In his biography of Harry Truman, writing about the Berlin Airlift, McCullough paints a vivid picture of how America's steely determination and ability to improvise in the midst of crisis coalesced in June of 1948 when the Soviet Union blockaded all ingress and egress from the city of West Berlin. "We stay in Berlin, period," President Truman said to his aides, and within two days, the United States and its allies, despite the obvious dangers involved in flying both day and night over hostile territory and a host of additional unknown hazards and escalatory risks, began shipping supplies to West Berlin by air. At the height of the undertaking, a plane was landing every 45 seconds at Berlin's airport. The colossal effort would continue in earnest well into 1949 when Josef Stalin, surprised by the resolve of the Allies and embarrassed by his own nation's failure to prevail, finally called off the blockade. All told, American and British forces flew over 250,000 sorties to the city, dropping fuel, food, and other essentials to save West Berlin as the Iron Curtain descended over the rest of Eastern Europe at the dawn of the Cold War.
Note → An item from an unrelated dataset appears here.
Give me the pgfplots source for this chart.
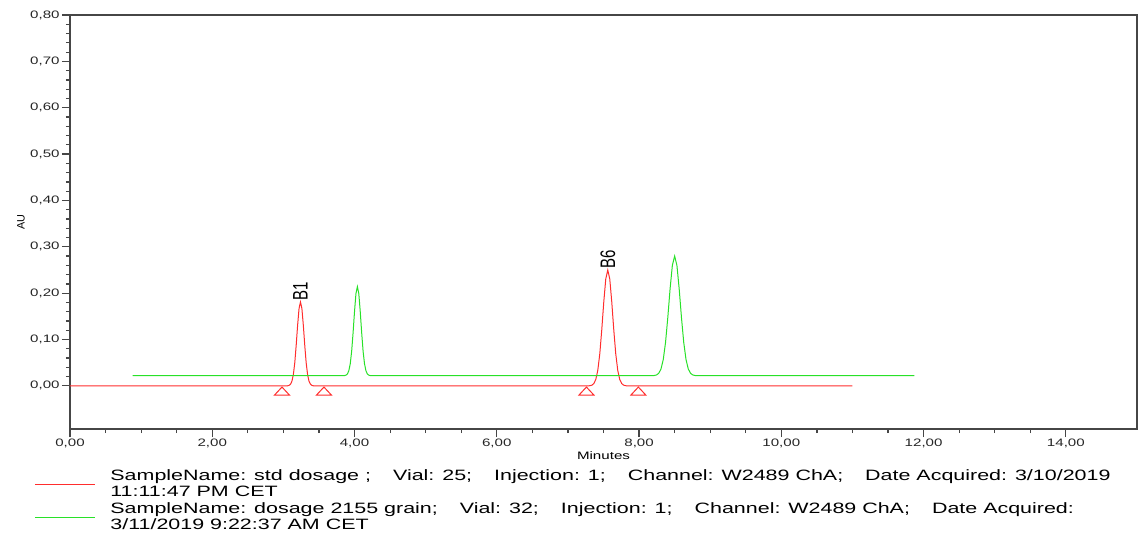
\documentclass[border=0pt]{standalone}
\usepackage{pgfplots}
\pgfplotsset{compat=1.18}
\usepackage{fontspec}
\setmainfont{Liberation Sans}[FakeStretch=1.4]
\newfontfamily\plainfont{Liberation Sans}
\newfontfamily\legfamily{Liberation Sans}[FakeStretch=1.43]

\definecolor{stdred}{RGB}{255,45,45}
\definecolor{smpgreen}{RGB}{40,225,40}
\definecolor{axgray}{RGB}{70,70,70}

\newcommand{\tickfont}{\fontsize{5.4}{6}\selectfont}
\newcommand{\legfont}{\legfamily\fontsize{7.5}{8.15}\selectfont}
\newcommand{\gap}{\hspace{11pt}}

\begin{document}
\begin{tikzpicture}
\begin{axis}[
    scale only axis,
    width=533.5pt, height=207pt,
    at={(0pt,0pt)}, anchor=south west,
    xmin=0, xmax=15,
    ymin=-0.093, ymax=0.8,
    xtick={0,2,...,14},
    ytick={0,0.1,...,0.8},
    minor x tick num=3,
    minor y tick num=4,
    tick pos=left,
    tick align=outside,
    major tick length=4pt,
    minor tick length=2pt,
    axis line style={axgray, line width=0.6pt},
    every tick/.style={axgray, line width=0.6pt},
    /pgf/number format/.cd, fixed, fixed zerofill, precision=2, use comma, assume math mode=true,
    /pgfplots/.cd,
    ticklabel style={font=\tickfont, text=black!85},
    yticklabel style={inner sep=1pt},
    xticklabel style={inner sep=1pt},
    xlabel={Minutes},
    xlabel style={font=\tickfont, at={(rel axis cs:0.5,0)}, anchor=center, yshift=-13.5pt},
    ylabel={AU},
    ylabel style={font=\plainfont\fontsize{5.4}{6}\selectfont, at={(rel axis cs:0,0.5)}, anchor=center, yshift=24.5pt},
]
% std dosage trace
\addplot[stdred, line width=0.5pt] coordinates {
(0,0) (3.04,0) (3.06,0.0003) (3.08,0.0011) (3.10,0.0036) (3.12,0.0101) (3.14,0.0244)
(3.16,0.050) (3.18,0.088) (3.20,0.131) (3.22,0.167) (3.24,0.181) (3.26,0.167)
(3.28,0.131) (3.30,0.088) (3.32,0.050) (3.34,0.0244) (3.36,0.0101) (3.38,0.0036)
(3.40,0.0011) (3.42,0.0003) (3.44,0)
(7.28,0) (7.308,0.0004) (7.336,0.0015) (7.364,0.005) (7.392,0.014) (7.42,0.0338)
(7.448,0.0695) (7.476,0.1218) (7.504,0.1815) (7.532,0.2308) (7.56,0.25) (7.588,0.2308)
(7.616,0.1815) (7.644,0.1218) (7.672,0.0695) (7.70,0.0338) (7.728,0.014) (7.756,0.005)
(7.784,0.0015) (7.812,0.0004) (7.84,0) (11.0,0)
};
% sample trace
\addplot[smpgreen, line width=0.5pt] coordinates {
(0.88,0.022) (3.84,0.022) (3.86,0.0223) (3.88,0.0232) (3.90,0.0258) (3.92,0.0328)
(3.94,0.0479) (3.96,0.0754) (3.98,0.1155) (4.00,0.161) (4.02,0.199) (4.04,0.214)
(4.06,0.199) (4.08,0.161) (4.10,0.1155) (4.12,0.0754) (4.14,0.0479) (4.16,0.0328)
(4.18,0.0258) (4.20,0.0232) (4.22,0.0223) (4.24,0.022)
(8.18,0.022) (8.212,0.0224) (8.244,0.0235) (8.276,0.0271) (8.308,0.0364) (8.34,0.0568)
(8.372,0.0937) (8.404,0.1476) (8.436,0.2093) (8.468,0.2601) (8.5,0.280) (8.532,0.2601)
(8.564,0.2093) (8.596,0.1476) (8.628,0.0937) (8.66,0.0568) (8.692,0.0364) (8.724,0.0271)
(8.756,0.0235) (8.788,0.0224) (8.82,0.022) (11.87,0.022)
};
% integration start/end markers
\addplot[only marks, mark=triangle, mark size=4.3pt, mark options={draw=stdred, line width=0.5pt, yscale=0.62}] coordinates {
(2.98,-0.014) (3.57,-0.014) (7.26,-0.014) (7.99,-0.014)
};
\node[font=\plainfont\fontsize{7.5}{8}\selectfont, inner sep=0.5pt, xscale=1.4, rotate=90, anchor=west] at (axis cs:3.24,0.181) {B1};
\node[font=\plainfont\fontsize{7.5}{8}\selectfont, inner sep=0.5pt, xscale=1.4, rotate=90, anchor=west] at (axis cs:7.56,0.25) {B6};
\end{axis}
% legend below the axis (axis lower left corner is the origin)
\begin{scope}[every node/.style={font=\legfont, anchor=base west, inner sep=0pt}]
\draw[stdred, line width=0.5pt] (-17.5pt,-27.5pt) -- (12.5pt,-27.5pt);
\node at (20pt,-25.5pt) {SampleName: std dosage ;\gap Vial: 25;\gap Injection: 1;\gap Channel: W2489 ChA;\gap Date Acquired: 3/10/2019};
\node at (20pt,-33.5pt) {11:11:47 PM CET};
\draw[smpgreen, line width=0.5pt] (-17.5pt,-44pt) -- (12.5pt,-44pt);
\node at (20pt,-42pt) {SampleName: dosage 2155 grain;\gap Vial: 32;\gap Injection: 1;\gap Channel: W2489 ChA;\gap Date Acquired:};
\node at (20pt,-50pt) {3/11/2019 9:22:37 AM CET};
\end{scope}
\path[use as bounding box] (-35pt,-51.5pt) rectangle (537.5pt,214.5pt);
\end{tikzpicture}
\end{document}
In a number of speeches he's delivered, McCullough has cited the Berlin Crisis and the actions the United States took in response to it as an example of a hinge moment in history from which a higher, more philosophical lesson about life is placed on offer to us. McCullough puts it like this:

...it seems to me that one of the truths about history that needs to be portrayed—needs to be made clear to a student or to a reader—is that nothing ever had to happen the way it happened. History could have gone off in any number of different directions in any number of different ways at any point along the way, just as your own life can.
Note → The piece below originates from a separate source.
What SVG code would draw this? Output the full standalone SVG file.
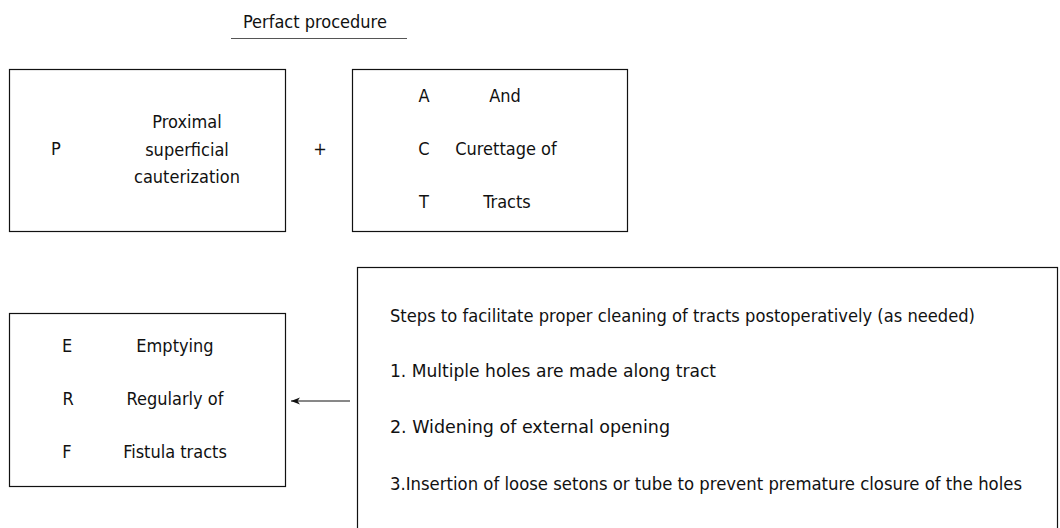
<svg xmlns="http://www.w3.org/2000/svg" width="1060" height="528" viewBox="0 0 1060 528">
<style>
text{font-family:"DejaVu Sans Condensed","DejaVu Sans",sans-serif;font-size:18px;fill:#111}
.m{text-anchor:middle}
.box{fill:#fff;stroke:#111;stroke-width:1.2}
.conn{stroke:#111;stroke-width:1;fill:none}
</style>
<defs>
<marker id="ah" markerWidth="10" markerHeight="8" refX="9" refY="4" orient="auto" markerUnits="userSpaceOnUse">
<path d="M0,0.5 L9,4 L0,7.5 L2.5,4 Z" fill="#111"/>
</marker>
</defs>
<rect width="1060" height="528" fill="#fff"/>
<g id="title">
<text x="243" y="28">Perfact procedure</text>
<line x1="231" y1="38.5" x2="407" y2="38.5" stroke="#555" stroke-width="1.2"/>
</g>
<g id="node-p">
<rect class="box" x="9.5" y="69.5" width="276" height="162"/>
<text class="m" x="56" y="155">P</text>
<text class="m" x="187" y="128">Proximal</text>
<text class="m" x="187" y="155.5">superficial</text>
<text class="m" x="187" y="183">cauterization</text>
</g>
<g id="plus">
<text class="m" x="320" y="155">+</text>
</g>
<g id="node-act">
<rect class="box" x="352.5" y="69.5" width="275" height="162"/>
<text class="m" x="424" y="102">A</text>
<text class="m" x="505" y="102">And</text>
<text class="m" x="424" y="155">C</text>
<text class="m" x="506" y="155">Curettage of</text>
<text class="m" x="424" y="208">T</text>
<text class="m" x="507" y="208">Tracts</text>
</g>
<g id="node-erf">
<rect class="box" x="9.5" y="313.5" width="276" height="173"/>
<text class="m" x="67" y="352">E</text>
<text class="m" x="175" y="352">Emptying</text>
<text class="m" x="68" y="405">R</text>
<text class="m" x="175" y="405">Regularly of</text>
<text class="m" x="67" y="458">F</text>
<text class="m" x="175" y="458">Fistula tracts</text>
</g>
<g id="node-steps">
<rect class="box" x="357.5" y="267.5" width="700" height="280"/>
<text x="390" y="322" textLength="585" lengthAdjust="spacingAndGlyphs">Steps to facilitate proper cleaning of tracts postoperatively (as needed)</text>
<text x="390" y="377" textLength="326" lengthAdjust="spacingAndGlyphs">1. Multiple holes are made along tract</text>
<text x="390" y="433" textLength="280" lengthAdjust="spacingAndGlyphs">2. Widening of external opening</text>
<text x="390" y="490" textLength="632" lengthAdjust="spacingAndGlyphs">3.Insertion of loose setons or tube to prevent premature closure of the holes</text>
</g>
<g id="connectors">
<line class="conn" x1="350" y1="401" x2="291" y2="401" marker-end="url(#ah)"/>
</g>
</svg>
McCullough's point is that we often view history and consider the past as being on a preordained track that has led us inevitably to where we are now, but when we fall prey to this kind of thinking, we fail to fully realize that it was human beings behaving and acting through their own agency and under their own beliefs that affected how events unfolded. What actually got us here was the will, faith, intelligence, and heroic actions of multitudes of great and good men and women who came before us, contending tirelessly in their day with the forces arrayed against them—many of which were wholly out of their control. If we let this really sink in, we might better comprehend the true measure of our own good fortune and also learn how to deploy our own freedom and agency in the face of matters both in and out of our control.

In McCullough's extensive research for his biography of John Adams, he came upon a letter Adams wrote to his wife Abigail when the outcome of the American Revolution was most in doubt—a moment in the course of history and in their personal lives when matters were terribly uncertain. Recognizing that while the ultimate outcome may rest with Providence, Adams put his finger on what remained in their own hands. With characteristic American grit and pluck, Adams wrote this to his wife: "We can't guarantee success in this war, but we can do something better. We can deserve it."

God — While perhaps there's no preordained track, I believe there is a preordained destination with You. May I discharge that which is within my power to deserve the good that You've providentially ordained. Amen.